Pour lui, les IA bouleversent le métier bien sûr, mais surtout elles en créent un nouveau : celui de créateur digital. « Je me dis qu’une partie de mon travail risque d’en souffrir car la nécessité de verser des droits aux artistes, aux modèles, etc. disparaît du même coup ! Et puis mettre trois mots sur un site, c’est à la portée de tout le monde !, s’exclame-t-il. Mais j’imagine aussi qu’à un moment, dans le cadre de l’exploitation d’une image créée par un outil, l’IA réclamera son dû. C’est peut-être le piège qui, à l’avenir, va se refermer sur tous ces créateurs digitaux».
Fred Goudon : 40 ans de carrière
Cependant, l’IA est loin d’être la première révolution subie par le milieu artistique. « Déjà avec le numérique, tout le monde avait pu se mettre à la photo. Plus besoin d’être un technicien ! Il suffisait de bidouiller sur son ordinateur. La retouche a pris le relais, et ainsi de suite ».
Heureusement, le photographe a la chance d’avoir près de 40 ans de carrière derrière lui. Il dispose ainsi d’un catalogue d’images fortes, connues et reconnues. Et Fred Goudon compte bien se servir de tout ce qu’il a créé pour continuer à vivre de son art, tout en acceptant le changement et l’innovation.
Nouveaux horizons et expositions courantes
Si le monde est chamboulé, celui de Fred Goudon l’est aussi. Ces derniers temps, pour évoluer avec son temps, il s’est lancé de nouveaux défis. « Juste avant Noël dernier, j’ai reçu un message vocal sur mon téléphone.

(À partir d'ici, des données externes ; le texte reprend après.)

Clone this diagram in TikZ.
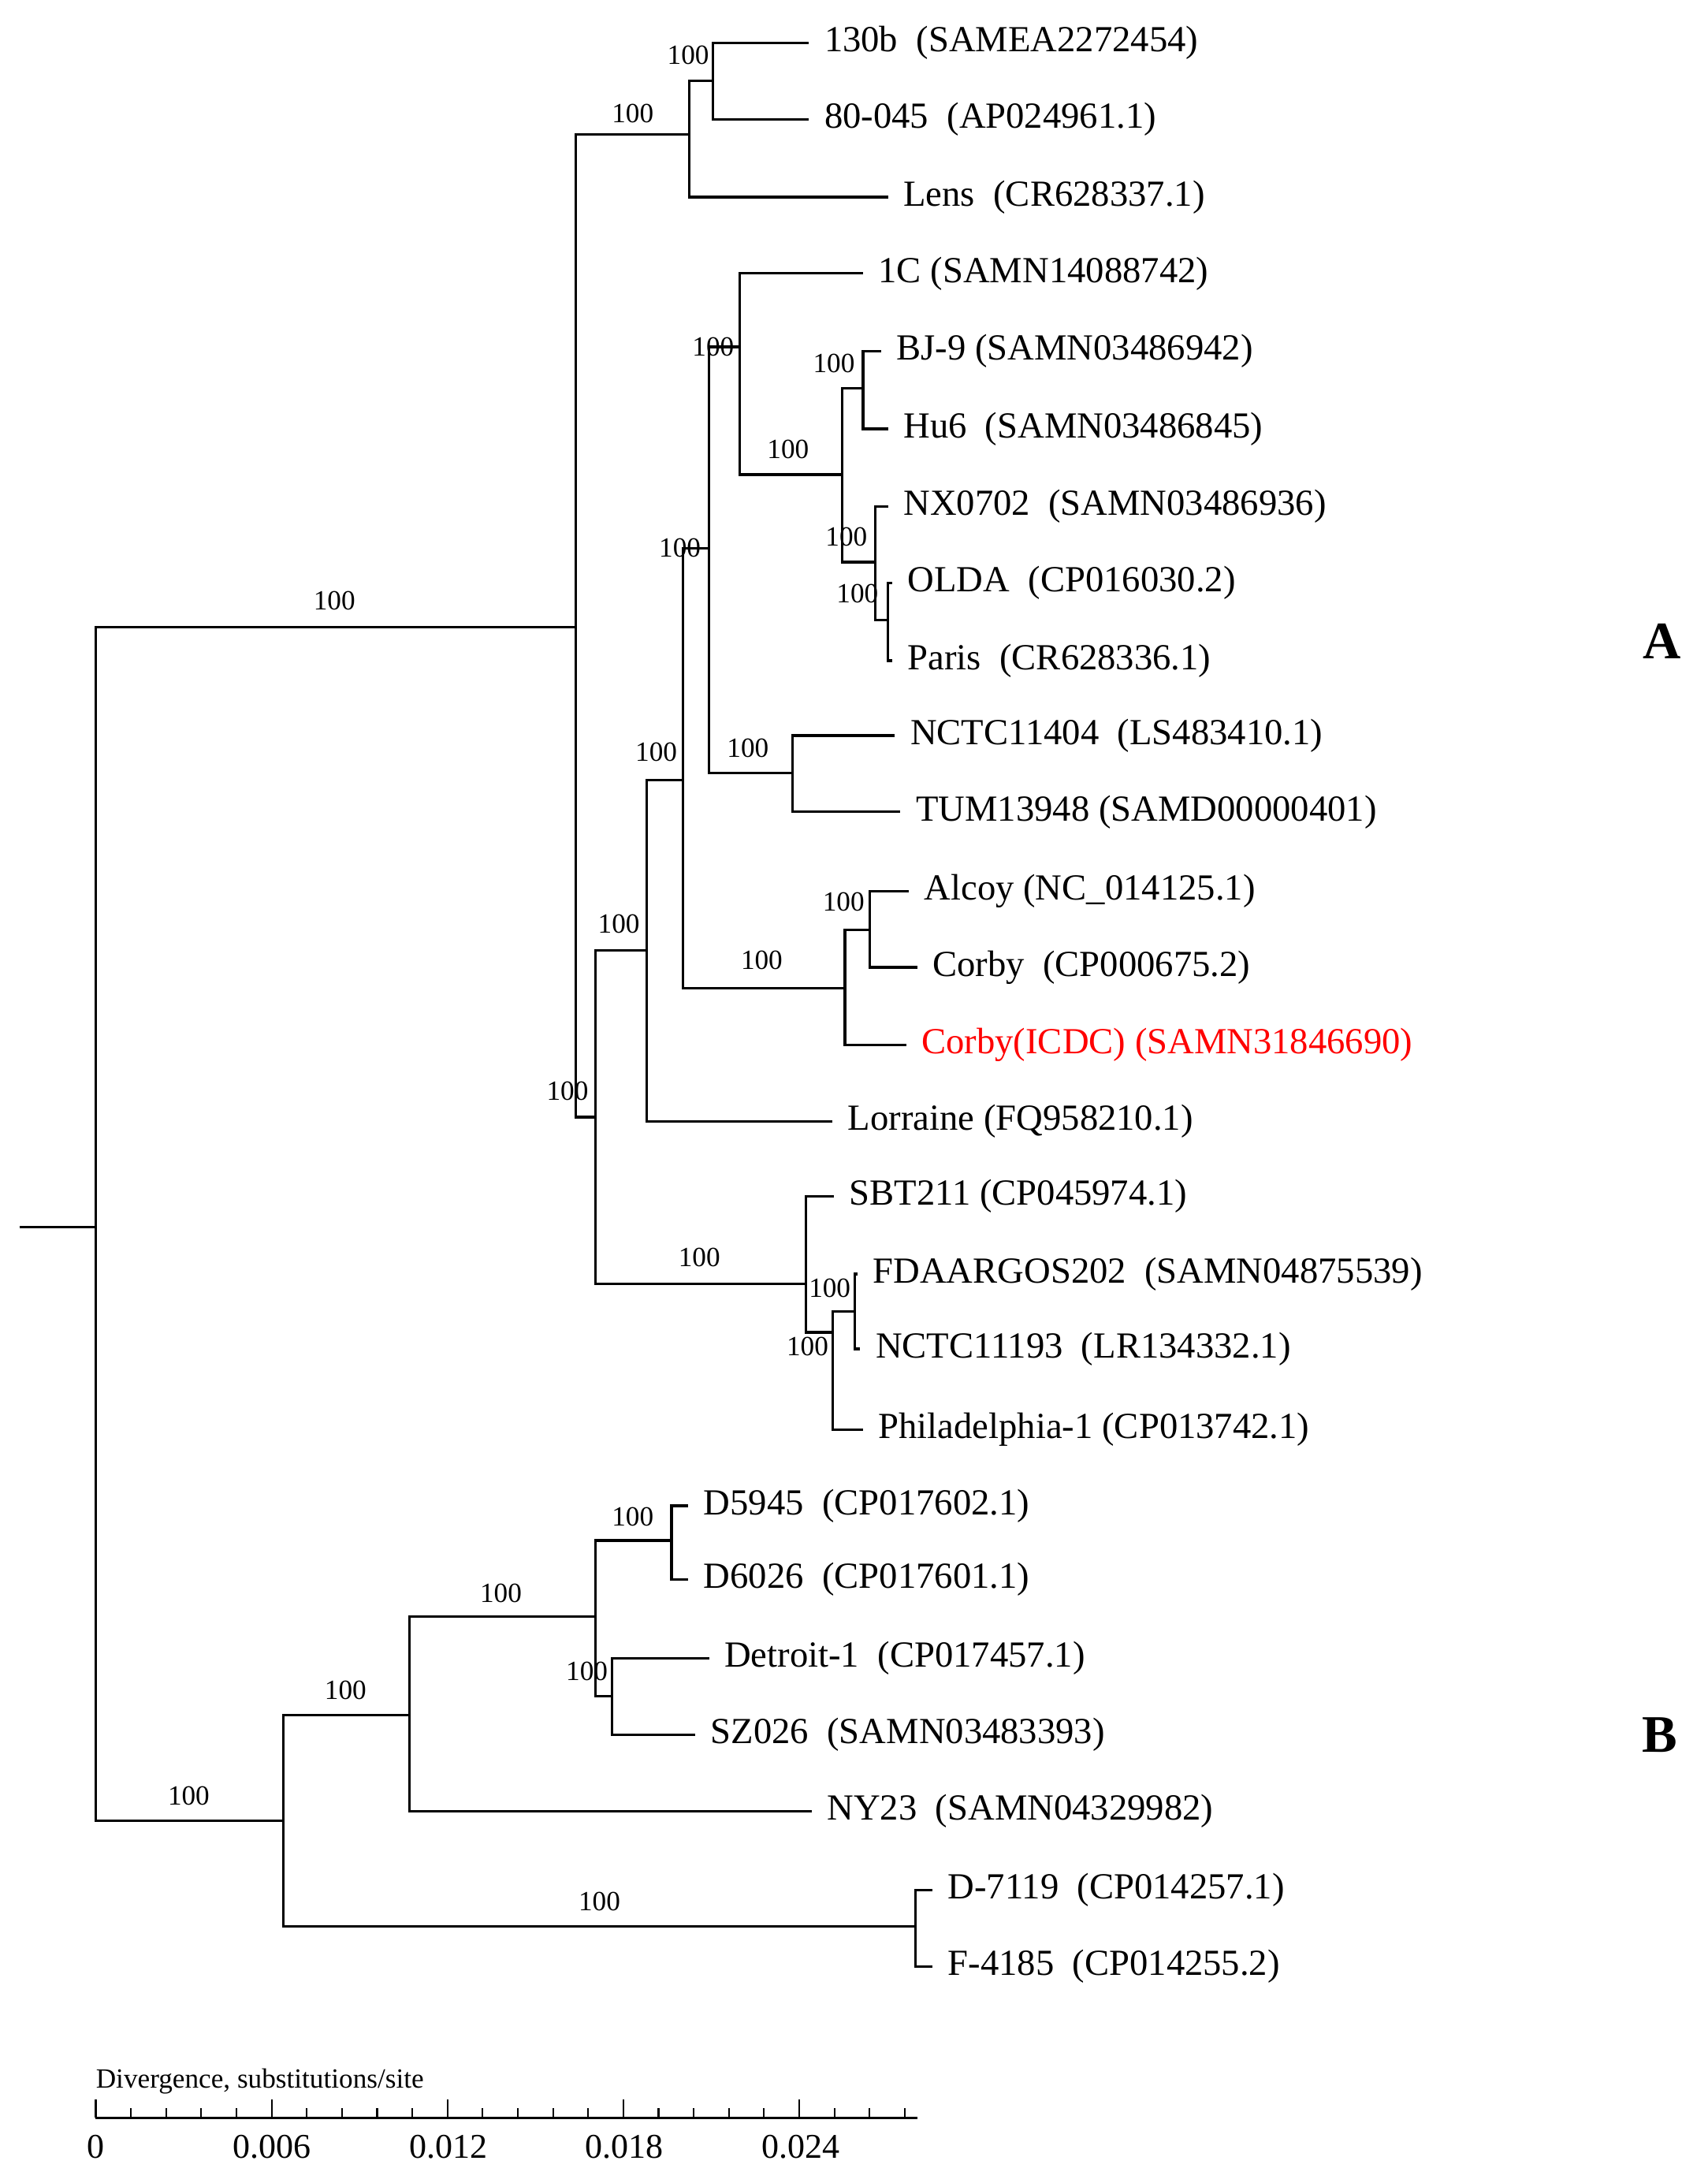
\documentclass[tikz,border=0pt]{standalone}
\usepackage{fontspec}
\setmainfont{Liberation Serif}
\begin{document}
\begin{tikzpicture}[x=1pt,y=-1pt,
  br/.style={line width=1.8pt},
  leaf/.style={anchor=west,xshift=11pt,inner sep=0pt,font=\fontsize{26.5}{28}\selectfont},
  bs/.style={inner sep=0pt,font=\fontsize{20}{22}\selectfont},
  ticklab/.style={inner sep=0pt,font=\fontsize{25}{27}\selectfont}]
\useasboundingbox (0,0) rectangle (1231,1573);
% internal nodes
\coordinate (rs) at (14,884);
\coordinate (n0) at (69,884);
\coordinate (nA) at (415,452);
\coordinate (nB) at (204,1312);
\coordinate (nT) at (497,97);
\coordinate (n130) at (514,58);
\coordinate (nL) at (429,805);
\coordinate (n466) at (466,685);
\coordinate (n581) at (581,925);
\coordinate (n492) at (492,562);
\coordinate (n511) at (511,395);
\coordinate (n609) at (609,712);
\coordinate (n533) at (533,250);
\coordinate (n571) at (571,557);
\coordinate (n607) at (607,342);
\coordinate (n621) at (622,280);
\coordinate (n631) at (631,405);
\coordinate (n640) at (640,447);
\coordinate (n627) at (627,670);
\coordinate (n600) at (600,960);
\coordinate (n616) at (616,945);
\coordinate (n295) at (295,1236);
\coordinate (n660) at (660,1388);
\coordinate (n429) at (429,1165);
\coordinate (n484) at (484,1110);
\coordinate (n441) at (441,1222);
% leaves
\coordinate (l130b) at (583,31);
\coordinate (l80) at (583,86);
\coordinate (lLens) at (640,142);
\coordinate (l1C) at (622,197);
\coordinate (lBJ) at (635,253);
\coordinate (lHu) at (640,309);
\coordinate (lNX) at (640,365);
\coordinate (lOL) at (643,420);
\coordinate (lPa) at (643,476);
\coordinate (lNC1) at (645,530);
\coordinate (lTUM) at (649,585);
\coordinate (lAl) at (655,642);
\coordinate (lCo) at (661,697);
\coordinate (lCI) at (653,753);
\coordinate (lLo) at (600,808);
\coordinate (lSBT) at (601,862);
\coordinate (lFDA) at (618,918);
\coordinate (lNC2) at (620,972);
\coordinate (lPh) at (622,1030);
\coordinate (lD59) at (496,1085);
\coordinate (lD60) at (496,1138);
\coordinate (lDet) at (511,1195);
\coordinate (lSZ) at (501,1250);
\coordinate (lNY) at (585,1305);
\coordinate (lD71) at (672,1362);
\coordinate (lF41) at (672,1417);
% branches
\draw[br] (rs) -- (n0);
\draw[br] (n0) |- (nA); \draw[br] (n0) |- (nB);
\draw[br] (nA) |- (nT); \draw[br] (nA) |- (nL);
\draw[br] (nT) |- (n130); \draw[br] (nT) |- (lLens);
\draw[br] (n130) |- (l130b); \draw[br] (n130) |- (l80);
\draw[br] (nL) |- (n466); \draw[br] (nL) |- (n581);
\draw[br] (n466) |- (n492); \draw[br] (n466) |- (lLo);
\draw[br] (n492) |- (n511); \draw[br] (n492) |- (n609);
\draw[br] (n511) |- (n533); \draw[br] (n511) |- (n571);
\draw[br] (n533) |- (l1C); \draw[br] (n533) |- (n607);
\draw[br] (n607) |- (n621); \draw[br] (n607) |- (n631);
\draw[br] (n621) |- (lBJ); \draw[br] (n621) |- (lHu);
\draw[br] (n631) |- (lNX); \draw[br] (n631) |- (n640);
\draw[br] (n640) |- (lOL); \draw[br] (n640) |- (lPa);
\draw[br] (n571) |- (lNC1); \draw[br] (n571) |- (lTUM);
\draw[br] (n609) |- (n627); \draw[br] (n609) |- (lCI);
\draw[br] (n627) |- (lAl); \draw[br] (n627) |- (lCo);
\draw[br] (n581) |- (lSBT); \draw[br] (n581) |- (n600);
\draw[br] (n600) |- (n616); \draw[br] (n600) |- (lPh);
\draw[br] (n616) |- (lFDA); \draw[br] (n616) |- (lNC2);
\draw[br] (nB) |- (n295); \draw[br] (nB) |- (n660);
\draw[br] (n660) |- (lD71); \draw[br] (n660) |- (lF41);
\draw[br] (n295) |- (n429); \draw[br] (n295) |- (lNY);
\draw[br] (n429) |- (n484); \draw[br] (n429) |- (n441);
\draw[br] (n484) |- (lD59); \draw[br] (n484) |- (lD60);
\draw[br] (n441) |- (lDet); \draw[br] (n441) |- (lSZ);
% leaf labels
\node[leaf] (t1) at (l130b) {130b\ \ (SAMEA2272454)};
\node[leaf] (t2) at (l80) {80-045\ \ (AP024961.1)};
\node[leaf] (t3) at (lLens) {Lens\ \ (CR628337.1)};
\node[leaf] (t4) at (l1C) {1C (SAMN14088742)};
\node[leaf] (t5) at (lBJ) {BJ-9 (SAMN03486942)};
\node[leaf] (t6) at (lHu) {Hu6\ \ (SAMN03486845)};
\node[leaf] (t7) at (lNX) {NX0702\ \ (SAMN03486936)};
\node[leaf] (t8) at (lOL) {OLDA\ \ (CP016030.2)};
\node[leaf] (t9) at (lPa) {Paris\ \ (CR628336.1)};
\node[leaf] (t10) at (lNC1) {NCTC11404\ \ (LS483410.1)};
\node[leaf] (t11) at (lTUM) {TUM13948 (SAMD00000401)};
\node[leaf] (t12) at (lAl) {Alcoy (NC\_014125.1)};
\node[leaf] (t13) at (lCo) {Corby\ \ (CP000675.2)};
\node[leaf,text=red] (t14) at (lCI) {Corby(ICDC) (SAMN31846690)};
\node[leaf] (t15) at (lLo) {Lorraine (FQ958210.1)};
\node[leaf] (t16) at (lSBT) {SBT211 (CP045974.1)};
\node[leaf] (t17) at (lFDA) {FDAARGOS202\ \ (SAMN04875539)};
\node[leaf] (t18) at (lNC2) {NCTC11193\ \ (LR134332.1)};
\node[leaf] (t19) at (lPh) {Philadelphia-1 (CP013742.1)};
\node[leaf] (t20) at (lD59) {D5945\ \ (CP017602.1)};
\node[leaf] (t21) at (lD60) {D6026\ \ (CP017601.1)};
\node[leaf] (t22) at (lDet) {Detroit-1\ \ (CP017457.1)};
\node[leaf] (t23) at (lSZ) {SZ026\ \ (SAMN03483393)};
\node[leaf] (t24) at (lNY) {NY23\ \ (SAMN04329982)};
\node[leaf] (t25) at (lD71) {D-7119\ \ (CP014257.1)};
\node[leaf] (t26) at (lF41) {F-4185\ \ (CP014255.2)};
% bootstrap
\node[bs] (b1) at (496,40) {100};
\node[bs] (b2) at (456,82) {100};
\node[bs] (b3) at (241,433) {100};
\node[bs] (b4) at (514,250) {100};
\node[bs] (b5) at (601,262) {100};
\node[bs] (b6) at (568,324) {100};
\node[bs] (b7) at (610,387) {100};
\node[bs] (b8) at (618,428) {100};
\node[bs] (b9) at (490,395) {100};
\node[bs] (b10) at (539,539) {100};
\node[bs] (b11) at (473,542) {100};
\node[bs] (b12) at (608,650) {100};
\node[bs] (b13) at (446,666) {100};
\node[bs] (b14) at (549,692) {100};
\node[bs] (b15) at (409,786) {100};
\node[bs] (b16) at (504,906) {100};
\node[bs] (b17) at (598,928) {100};
\node[bs] (b18) at (582,970) {100};
\node[bs] (b19) at (456,1093) {100};
\node[bs] (b20) at (361,1148) {100};
\node[bs] (b21) at (423,1204) {100};
\node[bs] (b22) at (249,1218) {100};
\node[bs] (b23) at (136,1294) {100};
\node[bs] (b24) at (432,1370) {100};
% clade letters
\node[font=\fontsize{38}{40}\selectfont\bfseries] (cA) at (1198,462) {A};
\node[font=\fontsize{38}{40}\selectfont\bfseries] (cB) at (1196,1250) {B};
% scale bar
\node[anchor=west,inner sep=0pt,font=\fontsize{20}{22}\selectfont] (sl) at (69,1500) {Divergence, substitutions/site};
\coordinate (s0) at (69,1526);
\coordinate (s1) at (661,1526);
\draw[line width=2pt] (s0) -- (s1);
\foreach \i in {0,...,23} {
  \pgfmathsetmacro{\xx}{69+25.35*\i}
  \pgfmathtruncatemacro{\mm}{mod(\i,5)}
  \ifnum\mm=0
    \draw[line width=1.2pt] (\xx,1526) -- (\xx,1513);
  \else
    \draw[line width=1.2pt] (\xx,1526) -- (\xx,1519);
  \fi
}
\node[ticklab] (k0) at (69,1547) {0};
\node[ticklab] (k1) at (196,1547) {0.006};
\node[ticklab] (k2) at (323,1547) {0.012};
\node[ticklab] (k3) at (450,1547) {0.018};
\node[ticklab] (k4) at (577,1547) {0.024};
\end{tikzpicture}
\end{document}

Je n’ai pas répondu car je ne connaissais pas ce numéro, se rappelle le photographe. Il s’agissait en fait de Marie-Paule Pellé, l’ancienne rédactrice en chef de Vogue décoration. Elle a vécu dans le New York des années 1980/90 et côtoyé de nombreuses stars, tout en menant une vie hors du commun. Depuis, elle a créé la galerie Pook rue du Pré aux Clercs, Paris 7. Elle voulait qu’on y fasse une exposition ensemble. Je lui ai amené tous mes calendriers de pompiers. Se laissant guider par son œil très sûr, elle a sélectionné quelques clichés qu’elle a mis dans sa galerie ».
Actuellement, les deux artistes présentent une exposition collective : ‘Les Chemins du désir’. « J’ai tout de suite accepté sa proposition. Nous sommes ainsi partis sur trois nus, dont deux aquatiques qui sont assez beaux, et puis un autre qu’elle a choisi. Pour ma part, j’aime particulièrement les nus aquatiques. Les gouttes d’eau glissant sur la peau nue me font toujours un certain effet. Cela doit me renvoyer à ma propre enfance ».
Du Cannet au Musée des Arts Décoratifs de Paris
Ces deux expositions sont loin d’être une première pour Fred Goudon. «Entre les deux confinements, le travail manquait et j’ai toujours ce besoin d’être créatif. Alors, je me suis penché sur le cas des NFT, raconte le photographe. J’étais un peu perdu et je n’y comprenais rien. Finalement, les photos destinées à être des NFT, que j’ai appelées Mister Pixel, sont pour la plupart devenues des tirages papier numérotés et limités à huit exemplaires. Elles sont présentées sur mon site ».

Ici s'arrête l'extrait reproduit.